Wollte man vor diesem Hintergrund die Parteien wegen einer Aufrechnung in ein weiteres Verfahren verweisen, das vor demselben Gericht durchzuführen wäre, so liefe dies der gesetzgeberischen Intention bei der Novellierung des Schiedsverfahrensrechts zudem eindeutig zuwider. Denn die mit der Schaffung der Eingangszuständigkeit der Oberlandesgerichte einhergehende Beschneidung des Instanzenzugs im Vergleich zur früheren Rechtslage entspricht dem Willen des Gesetzgebers. Die Gesetzesbegründung (BT-Dr 13/5274 S. 22-69) zeigt deutlich, daß er nicht nur eben diese Verfahrensverkürzung beabsichtigt, sondern sich eingehend mit den Bedenken auseinandergesetzt hat.

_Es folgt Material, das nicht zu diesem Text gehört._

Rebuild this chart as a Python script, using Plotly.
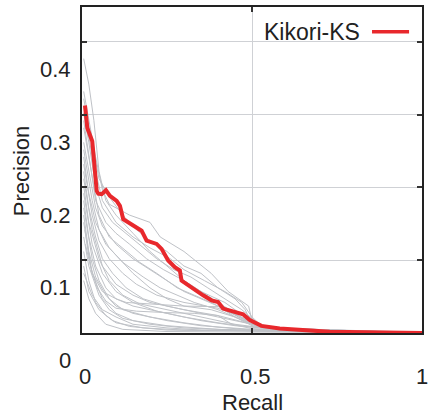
import plotly.graph_objects as go

# ---------------- data ----------------
recall_ks = [0.0088, 0.0156, 0.0302, 0.0432, 0.0479, 0.0579, 0.0705, 0.0822, 0.1019, 0.1116,
             0.1213, 0.1507, 0.1753, 0.19, 0.2194, 0.2341, 0.2534, 0.2731, 0.2878, 0.2928,
             0.3269, 0.3562, 0.3809, 0.4003, 0.415, 0.4444, 0.4737, 0.4934, 0.5278, 0.5815,
             0.6793, 0.7283, 1.0]
precision_ks = [0.3507, 0.3197, 0.3015, 0.2332, 0.2295, 0.2287, 0.2342, 0.2264, 0.2195, 0.2127,
                0.1945, 0.1854, 0.1786, 0.1649, 0.1604, 0.1536, 0.1376, 0.1284, 0.1239, 0.1101,
                0.0989, 0.0898, 0.0829, 0.0806, 0.0716, 0.0679, 0.0638, 0.0557, 0.0478, 0.0443,
                0.0419, 0.0396, 0.0379]

other_recall = [
    [0.005, 0.02, 0.035, 0.05, 0.07, 0.1, 0.15, 0.2, 0.25, 0.3, 0.35, 0.4, 0.45, 0.5, 0.6, 0.8, 1.0],
    [0.005, 0.02, 0.04, 0.06, 0.08, 0.1, 0.14, 0.2, 0.23, 0.3, 0.34, 0.38, 0.43, 0.49, 0.5, 0.52, 0.6, 0.8, 1.0],
    [0.005, 0.03, 0.05, 0.08, 0.12, 0.16, 0.2, 0.25, 0.3, 0.35, 0.4, 0.45, 0.48, 0.5, 0.6, 1.0],
    [0.005, 0.02, 0.04, 0.06, 0.09, 0.13, 0.18, 0.22, 0.27, 0.32, 0.37, 0.42, 0.47, 0.52, 0.6, 1.0],
    [0.005, 0.02, 0.04, 0.07, 0.1, 0.14, 0.19, 0.24, 0.3, 0.35, 0.42, 0.48, 0.55, 0.7, 1.0],
    [0.005, 0.03, 0.05, 0.08, 0.12, 0.17, 0.22, 0.28, 0.33, 0.38, 0.44, 0.5, 0.6, 1.0],
    [0.005, 0.02, 0.04, 0.06, 0.1, 0.15, 0.2, 0.25, 0.3, 0.35, 0.4, 0.45, 0.5, 0.6, 1.0],
    [0.005, 0.03, 0.05, 0.08, 0.12, 0.18, 0.23, 0.28, 0.33, 0.4, 0.46, 0.52, 0.7, 1.0],
    [0.005, 0.02, 0.04, 0.07, 0.1, 0.15, 0.2, 0.25, 0.3, 0.38, 0.45, 0.5, 0.6, 1.0],
    [0.005, 0.03, 0.05, 0.08, 0.12, 0.16, 0.22, 0.3, 0.4, 0.47, 0.55, 1.0],
    [0.005, 0.02, 0.04, 0.06, 0.09, 0.13, 0.18, 0.25, 0.35, 0.45, 0.55, 1.0],
    [0.005, 0.03, 0.06, 0.1, 0.15, 0.2, 0.3, 0.4, 0.5, 0.6, 1.0],
    [0.005, 0.02, 0.05, 0.08, 0.12, 0.17, 0.25, 0.35, 0.45, 0.55, 1.0],
    [0.005, 0.03, 0.06, 0.1, 0.15, 0.22, 0.3, 0.4, 0.5, 1.0],
    [0.005, 0.02, 0.04, 0.07, 0.1, 0.15, 0.25, 0.35, 0.45, 0.6, 1.0],
    [0.005, 0.03, 0.05, 0.08, 0.12, 0.2, 0.3, 0.4, 0.5, 1.0],
    [0.005, 0.02, 0.04, 0.07, 0.1, 0.15, 0.25, 0.35, 0.5, 1.0],
    [0.005, 0.03, 0.06, 0.1, 0.15, 0.25, 0.4, 1.0],
    [0.005, 0.02, 0.05, 0.08, 0.12, 0.2, 0.3, 0.5, 1.0],
    [0.005, 0.02, 0.04, 0.07, 0.1, 0.18, 0.3, 1.0],
    [0.005, 0.02, 0.05, 0.09, 0.14, 0.25, 1.0],
    [0.005, 0.02, 0.04, 0.07, 0.12, 0.25, 1.0],
    [0.005, 0.03, 0.06, 0.1, 0.15, 0.25, 0.35, 1.0],
    [0.01, 0.03, 0.06, 0.1, 0.13, 0.2, 0.3, 0.42, 0.46, 0.55, 1.0],
    [0.008, 0.025, 0.045, 0.07, 0.1, 0.16, 0.25, 0.33, 0.4, 0.44, 0.5, 1.0],
    [0.005, 0.03, 0.06, 0.1, 0.15, 0.2, 0.26, 0.3, 0.36, 0.42, 0.47, 0.5, 0.53, 0.7, 1.0],
]
other_precision = [
    [0.415, 0.38, 0.33, 0.26, 0.22, 0.20, 0.175, 0.15, 0.13, 0.11, 0.095, 0.08, 0.065, 0.05, 0.042, 0.040, 0.038],
    [0.37, 0.33, 0.28, 0.235, 0.215, 0.21, 0.2, 0.19, 0.17, 0.15, 0.135, 0.12, 0.095, 0.075, 0.055, 0.048, 0.044, 0.041, 0.039],
    [0.36, 0.30, 0.25, 0.225, 0.2, 0.18, 0.165, 0.15, 0.13, 0.12, 0.10, 0.085, 0.07, 0.05, 0.043, 0.038],
    [0.34, 0.3, 0.24, 0.21, 0.19, 0.175, 0.155, 0.14, 0.125, 0.115, 0.1, 0.085, 0.07, 0.05, 0.042, 0.038],
    [0.33, 0.28, 0.22, 0.19, 0.175, 0.16, 0.14, 0.125, 0.11, 0.095, 0.08, 0.06, 0.045, 0.04, 0.038],
    [0.32, 0.25, 0.2, 0.17, 0.155, 0.135, 0.12, 0.1, 0.09, 0.08, 0.065, 0.05, 0.042, 0.038],
    [0.3, 0.26, 0.21, 0.185, 0.16, 0.14, 0.125, 0.11, 0.095, 0.085, 0.075, 0.06, 0.048, 0.042, 0.038],
    [0.29, 0.22, 0.18, 0.155, 0.135, 0.115, 0.1, 0.09, 0.08, 0.07, 0.058, 0.046, 0.04, 0.038],
    [0.28, 0.23, 0.19, 0.16, 0.145, 0.12, 0.1, 0.085, 0.075, 0.07, 0.06, 0.05, 0.043, 0.038],
    [0.27, 0.2, 0.165, 0.14, 0.12, 0.105, 0.09, 0.08, 0.072, 0.06, 0.045, 0.038],
    [0.26, 0.21, 0.17, 0.14, 0.12, 0.1, 0.085, 0.075, 0.065, 0.055, 0.045, 0.038],
    [0.25, 0.18, 0.13, 0.105, 0.09, 0.08, 0.07, 0.062, 0.05, 0.043, 0.038],
    [0.24, 0.19, 0.14, 0.11, 0.09, 0.078, 0.07, 0.06, 0.05, 0.044, 0.038],
    [0.23, 0.16, 0.12, 0.095, 0.08, 0.068, 0.06, 0.052, 0.046, 0.038],
    [0.22, 0.17, 0.13, 0.1, 0.085, 0.075, 0.065, 0.055, 0.048, 0.042, 0.038],
    [0.21, 0.14, 0.11, 0.085, 0.07, 0.06, 0.052, 0.046, 0.042, 0.038],
    [0.2, 0.15, 0.115, 0.09, 0.075, 0.065, 0.055, 0.048, 0.043, 0.038],
    [0.19, 0.12, 0.085, 0.065, 0.055, 0.048, 0.043, 0.038],
    [0.17, 0.13, 0.09, 0.07, 0.058, 0.05, 0.045, 0.041, 0.038],
    [0.15, 0.11, 0.08, 0.062, 0.052, 0.045, 0.042, 0.038],
    [0.13, 0.095, 0.07, 0.055, 0.047, 0.042, 0.038],
    [0.11, 0.085, 0.065, 0.05, 0.043, 0.04, 0.038],
    [0.12, 0.09, 0.07, 0.06, 0.05, 0.045, 0.042, 0.038],
    [0.16, 0.12, 0.095, 0.085, 0.08, 0.078, 0.075, 0.074, 0.06, 0.045, 0.038],
    [0.18, 0.13, 0.1, 0.082, 0.072, 0.068, 0.066, 0.065, 0.062, 0.05, 0.044, 0.038],
    [0.35, 0.28, 0.22, 0.19, 0.17, 0.155, 0.14, 0.125, 0.11, 0.095, 0.08, 0.06, 0.047, 0.041, 0.038],
]

series_name = "Kikori-KS"
x_ticks = [0, 0.5, 1]
x_tick_text = ["0", "0.5", "1"]
y_label_vals = [0, 0.1, 0.2, 0.3, 0.4]
y_label_text = ["0", "0.1", "0.2", "0.3", "0.4"]
y_grid = [0.138, 0.238, 0.338, 0.438]
y_range = [0.038, 0.486]

# ---------------- figure ----------------
FONT = "Liberation Sans, Arial, Helvetica, sans-serif"
GRAY = "#bfc2c7"
RED = "#e8282c"

fig = go.Figure()
for xs, ys in zip(other_recall, other_precision):
    fig.add_trace(go.Scatter(x=xs, y=ys, mode="lines",
                             line=dict(color=GRAY, width=1), showlegend=False,
                             hoverinfo="skip"))
fig.add_trace(go.Scatter(x=recall_ks, y=precision_ks, mode="lines", name=series_name,
                         line=dict(color=RED, width=4), showlegend=False))

axis_common = dict(showline=True, linecolor="#222222", linewidth=1.5, mirror="ticks",
                   ticks="inside", ticklen=5, tickcolor="#333333", tickwidth=1.5,
                   gridcolor="#cfd1d5", gridwidth=1, zeroline=False, showticklabels=False)

fig.update_xaxes(range=[0, 1], tickvals=x_ticks, **axis_common)
fig.update_yaxes(range=y_range, tickvals=y_grid, **axis_common)


def y_paper(v):
    return (v - y_range[0]) / (y_range[1] - y_range[0])


annotations = []
for v, t in zip(y_label_vals, y_label_text):
    annotations.append(dict(x=-0.027, xref="paper", y=y_paper(v), yref="paper", text=t,
                            showarrow=False, xanchor="right", yanchor="middle",
                            font=dict(family=FONT, size=22, color="#222")))
for v, t in zip(x_ticks, x_tick_text):
    annotations.append(dict(x=v, xref="x", y=-0.134, yref="paper", text=t, showarrow=False,
                            xanchor="center", yanchor="middle", xshift=3 if v < 1 else 0,
                            font=dict(family=FONT, size=22, color="#222")))
annotations.append(dict(x=0.5, xref="paper", y=-0.213, yref="paper", text="Recall",
                        showarrow=False, xanchor="center", yanchor="middle",
                        font=dict(family=FONT, size=22, color="#222")))
annotations.append(dict(x=-0.176, xref="paper", y=0.497, yref="paper", text="Precision",
                        showarrow=False, xanchor="center", yanchor="middle", textangle=-90,
                        font=dict(family=FONT, size=22, color="#222")))
annotations.append(dict(x=0.8235, xref="paper", y=0.922, yref="paper", text=series_name,
                        showarrow=False, xanchor="right", yanchor="middle",
                        font=dict(family=FONT, size=23, color="#222")))

fig.update_layout(
    width=429, height=420,
    margin=dict(l=82, r=7, t=5, b=87),
    plot_bgcolor="white", paper_bgcolor="white",
    annotations=annotations,
    shapes=[dict(type="line", xref="paper", yref="paper", x0=0.853, x1=0.962,
                 y0=0.9238, y1=0.9238, line=dict(color=RED, width=3.5))],
    showlegend=False,
)

fig.write_html("out.html", config={"displayModeBar": False},
               post_script="document.body.style.margin='0';")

In der Begründung zu § 1062 ZPO-E wird insofern darauf verwiesen, daß das Schiedsgericht mit seiner Entscheidung quasi die Aufgaben einer „ersten Instanz” bereits geleistet habe. Die Eingangszuständigkeit der Oberlandesgerichte erweise sich ferner unter dem vorrangigen Gesichtspunkt einer Entlastung der staatlichen Justiz als die gegenüber einer Eingangszuständigkeit der Landgerichte sinnvollere Lösung (BT-Dr 13/5247 S. 63). Hinzu komme, daß der zu Zwecken der Verfahrensstraffung vorgesehene weitgehende Ausschluß von Rechtsmitteln gegen die Entscheidungen der staatlichen Gerichte nur bei einer Eingangszuständigkeit der Oberlandesgerichte bedenkenfrei, zumindest eher gerechtfertigt erscheine als bei einer mit der Entscheidungsgewalt des Einzelrichters verbundenen Eingangszuständigkeit der Landgerichte (BT-Dr 13/5247 S. 63).

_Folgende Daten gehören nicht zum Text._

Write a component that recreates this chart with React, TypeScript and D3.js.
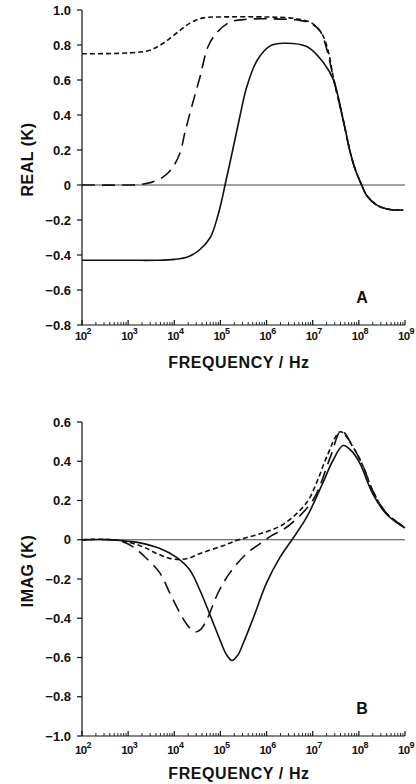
import React from "react";
import * as d3 from "d3";

// log10(frequency / Hz) and value pairs

// panel A : real part
const realSolidExp = [2, 3, 3.6, 4, 4.3, 4.55, 4.78, 4.95, 5.03, 5.1, 5.25, 5.42, 5.57, 5.79, 6.08, 6.37, 6.88, 7.23, 7.45, 7.67, 7.81, 7.92, 8.06, 8.17, 8.39, 8.67, 8.96];
const realSolidVal = [-0.43, -0.43, -0.43, -0.425, -0.41, -0.37, -0.3, -0.17, -0.085, 0, 0.18, 0.39, 0.56, 0.71, 0.795, 0.81, 0.79, 0.7, 0.6, 0.36, 0.19, 0.09, 0, -0.06, -0.115, -0.14, -0.143];

const realShortExp = [2, 3.04, 3.47, 3.76, 4.06, 4.34, 4.63, 5.0, 6.0, 6.5, 6.75, 6.95, 7.1, 7.23, 7.35, 7.45, 7.67, 7.81, 7.92, 8.06, 8.17, 8.39, 8.67, 8.96];
const realShortVal = [0.75, 0.755, 0.77, 0.81, 0.87, 0.925, 0.955, 0.96, 0.96, 0.955, 0.945, 0.93, 0.9, 0.85, 0.75, 0.61, 0.36, 0.19, 0.09, 0, -0.06, -0.115, -0.14, -0.143];

const realLongExp = [2, 3, 3.26, 3.5, 3.76, 3.95, 4.12, 4.23, 4.38, 4.56, 4.73, 4.92, 5.2, 5.49, 6.0, 6.73, 6.95, 7.16, 7.3, 7.45, 7.67, 7.81, 7.92, 8.06, 8.17, 8.39, 8.67, 8.96];
const realLongVal = [0, 0, 0.003, 0.015, 0.046, 0.095, 0.18, 0.3, 0.45, 0.62, 0.79, 0.87, 0.93, 0.945, 0.95, 0.94, 0.925, 0.88, 0.78, 0.61, 0.36, 0.19, 0.09, 0, -0.06, -0.115, -0.14, -0.143];

// panel B : imaginary part
const imagSolidExp = [2, 2.6, 3.0, 3.26, 3.69, 4.05, 4.34, 4.56, 4.77, 4.99, 5.13, 5.25, 5.37, 5.49, 5.71, 6.0, 6.29, 6.55, 6.87, 7.22, 7.43, 7.66, 7.85, 8.02, 8.3, 8.6, 9.0];
const imagSolidVal = [0, 0, -0.008, -0.016, -0.045, -0.09, -0.155, -0.26, -0.38, -0.51, -0.585, -0.615, -0.59, -0.53, -0.4, -0.22, -0.09, 0, 0.115, 0.29, 0.4, 0.48, 0.45, 0.39, 0.235, 0.13, 0.06];

const imagShortExp = [2, 2.7, 3.26, 3.62, 3.9, 4.12, 4.3, 4.56, 5.06, 5.4, 5.86, 6.37, 6.87, 7.1, 7.3, 7.6, 7.88, 8.1, 8.3, 8.6, 9.0];
const imagShortVal = [0, 0, -0.03, -0.07, -0.095, -0.1, -0.095, -0.07, -0.03, 0, 0.03, 0.08, 0.19, 0.3, 0.42, 0.55, 0.47, 0.37, 0.25, 0.135, 0.062];

const imagLongExp = [2, 2.8, 3.1, 3.33, 3.69, 3.9, 4.16, 4.3, 4.45, 4.58, 4.7, 4.95, 5.2, 5.57, 5.86, 6.1, 6.44, 7.0, 7.38, 7.62, 7.88, 8.1, 8.3, 8.6, 9.0];
const imagLongVal = [0, -0.005, -0.035, -0.08, -0.17, -0.27, -0.39, -0.44, -0.47, -0.455, -0.41, -0.27, -0.17, -0.07, -0.02, 0.02, 0.065, 0.2, 0.42, 0.555, 0.47, 0.37, 0.25, 0.135, 0.062];

const realTicks = [1.0, 0.8, 0.6, 0.4, 0.2, 0, -0.2, -0.4, -0.6, -0.8];
const imagTicks = [0.6, 0.4, 0.2, 0, -0.2, -0.4, -0.6, -0.8, -1.0];
const decades = [2, 3, 4, 5, 6, 7, 8, 9];

const FONT = "'Liberation Sans', Arial, sans-serif";

const fmt = (v: number) => {
  if (v === 0) return "0";
  const s = Math.abs(v).toFixed(1);
  return v < 0 ? "\u2212" + s : s;
};

type Series = { exp: number[]; val: number[]; dash?: string };

const Panel = ({
  top, bottom, domain, ticks, series, ylabel, letter, tickGap,
}: {
  top: number; bottom: number; domain: [number, number]; ticks: number[];
  series: Series[]; ylabel: string; letter: string; tickGap: number;
}) => {
  const x = d3.scaleLog().domain([1e2, 1e9]).range([82, 405]);
  const y = d3.scaleLinear().domain(domain).range([bottom, top]);
  const line = d3
    .line<[number, number]>()
    .x((d) => x(Math.pow(10, d[0])))
    .y((d) => y(d[1]))
    .curve(d3.curveCatmullRom.alpha(0.5));

  const minor: number[] = [];
  decades.slice(0, -1).forEach((e) => {
    for (let m = 2; m <= 9; m++) minor.push(m * Math.pow(10, e));
  });

  return (
    <g>
      {/* y axis */}
      <line x1={82} x2={82} y1={y(domain[1])} y2={y(domain[0])} stroke="#111" strokeWidth={1.2} />
      {ticks.map((t) => (
        <g key={t}>
          <line x1={77} x2={82} y1={y(t)} y2={y(t)} stroke="#111" strokeWidth={1.2} />
          <text x={71} y={y(t)} dy="0.36em" textAnchor="end" fontSize={13} fontWeight="bold" fontFamily={FONT} fill="#111">
            {fmt(t)}
          </text>
        </g>
      ))}
      {/* x axis */}
      <line x1={82} x2={x(1e9)} y1={bottom} y2={bottom} stroke="#111" strokeWidth={1.2} />
      {minor.map((f) => (
        <line key={f} x1={x(f)} x2={x(f)} y1={bottom} y2={bottom - 3} stroke="#111" strokeWidth={0.9} />
      ))}
      {decades.map((e) => (
        <g key={e}>
          <line x1={x(Math.pow(10, e))} x2={x(Math.pow(10, e))} y1={bottom} y2={bottom - 5} stroke="#111" strokeWidth={1.2} />
          <text x={x(Math.pow(10, e)) + 1} y={bottom + tickGap} textAnchor="middle" fontSize={11.5} fontWeight="bold" fontFamily={FONT} fill="#111" letterSpacing={-0.6}>
            10<tspan fontSize={9} dy={-6}>{e}</tspan>
          </text>
        </g>
      ))}
      <text x={239} y={bottom + 42.5} textAnchor="middle" fontSize={16} fontWeight="bold" fontFamily={FONT} fill="#111" letterSpacing={0.6}>
        FREQUENCY / Hz
      </text>
      {/* zero line */}
      <line x1={82} x2={x(1e9)} y1={y(0)} y2={y(0)} stroke="#333" strokeWidth={0.9} />
      {/* curves */}
      {series.map((s, i) => (
        <path
          key={i}
          d={line(s.exp.map((e, j) => [e, s.val[j]] as [number, number])) || ""}
          fill="none"
          stroke="#111"
          strokeWidth={1.6}
          strokeDasharray={s.dash}
        />
      ))}
      <text
        transform={`translate(33,${(top + bottom) / 2 - 8}) rotate(-90)`}
        textAnchor="middle"
        fontSize={16}
        fontWeight="bold"
        fontFamily={FONT}
        fill="#111"
        letterSpacing={0.5}
      >
        {ylabel}
      </text>
      <text x={362} y={bottom - 22} textAnchor="middle" fontSize={16} fontWeight="bold" fontFamily={FONT} fill="#111">
        {letter}
      </text>
    </g>
  );
};

export default function App() {
  return (
    <svg
      width={416}
      height={784}
      style={{ position: "absolute", left: 0, top: 0, background: "#fff" }}
    >
      <rect width={416} height={784} fill="#fff" />
      <Panel
        top={10}
        bottom={325}
        domain={[-0.8, 1.0]}
        ticks={realTicks}
        ylabel="REAL (K)"
        letter="A"
        tickGap={15}
        series={[
          { exp: realSolidExp, val: realSolidVal },
          { exp: realShortExp, val: realShortVal, dash: "5 3" },
          { exp: realLongExp, val: realLongVal, dash: "13 7" },
        ]}
      />
      <Panel
        top={422}
        bottom={736}
        domain={[-1.0, 0.6]}
        ticks={imagTicks}
        ylabel="IMAG (K)"
        letter="B"
        tickGap={18}
        series={[
          { exp: imagSolidExp, val: imagSolidVal },
          { exp: imagShortExp, val: imagShortVal, dash: "5 3" },
          { exp: imagLongExp, val: imagLongVal, dash: "13 7" },
        ]}
      />
    </svg>
  );
}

Der Gesetzgeber hat insofern die Verkürzung des Rechtszuges auf eine Tatsacheninstanz in der Abwägung gegenüber den Interessen der Beteiligten an einer beschleunigten Abwicklung des Verfahrens gesehen und sich bewußt für die Kürzung des Instanzenzugs entschieden.
Soweit das BayObLG das Argument der Mehrbelastung der Oberlandesgerichte bei Berücksichtigung von materiellen Einwendungen angeführt hat, überzeugt auch dieses Argument nach Auffassung des Senats nicht. Abgesehen davon, daß die Novellierung des 10. Buches der ZPO eine Entlastung der staatlichen Justiz insgesamt und nicht etwa nur der Oberlandesgerichte im Auge hatte, der Gesetzgeber deshalb eine Gesamtschau aller staatlichen Gerichte zu Grunde gelegt und vor diesem Hintergrund einen für die Oberlandesgerichte entstehenden Mehraufwand bewußt in Kauf genommen hat, würden auch die Oberlandesgerichte noch einmal zusätzlich belastet, wenn die Aufrechnung nur in dem Verfahren nach § 767 ZPO geltend gemacht werden könnte, weil auch dieses Verfahren - wie dargelegt - vor dem Oberlandesgericht geführt werden müßte.
Schließlich gebieten auch systematische Erwägungen nicht die Verweisung des Aufrechnungseinwands in die Vollstreckungsgegenklage. Die Präklusionsvorschrift des § 767 Abs. 2 ZPO verdeutlicht im Gegenteil, daß der Aufrechnungseinwand frühestmöglich geltend zu machen ist, sobald die Aufrechnungslage besteht.
Nach alledem ist auch nach neuem Recht die Aufrechnung im Vollstreckbarerklärungs-verfahren grundsätzlich möglich.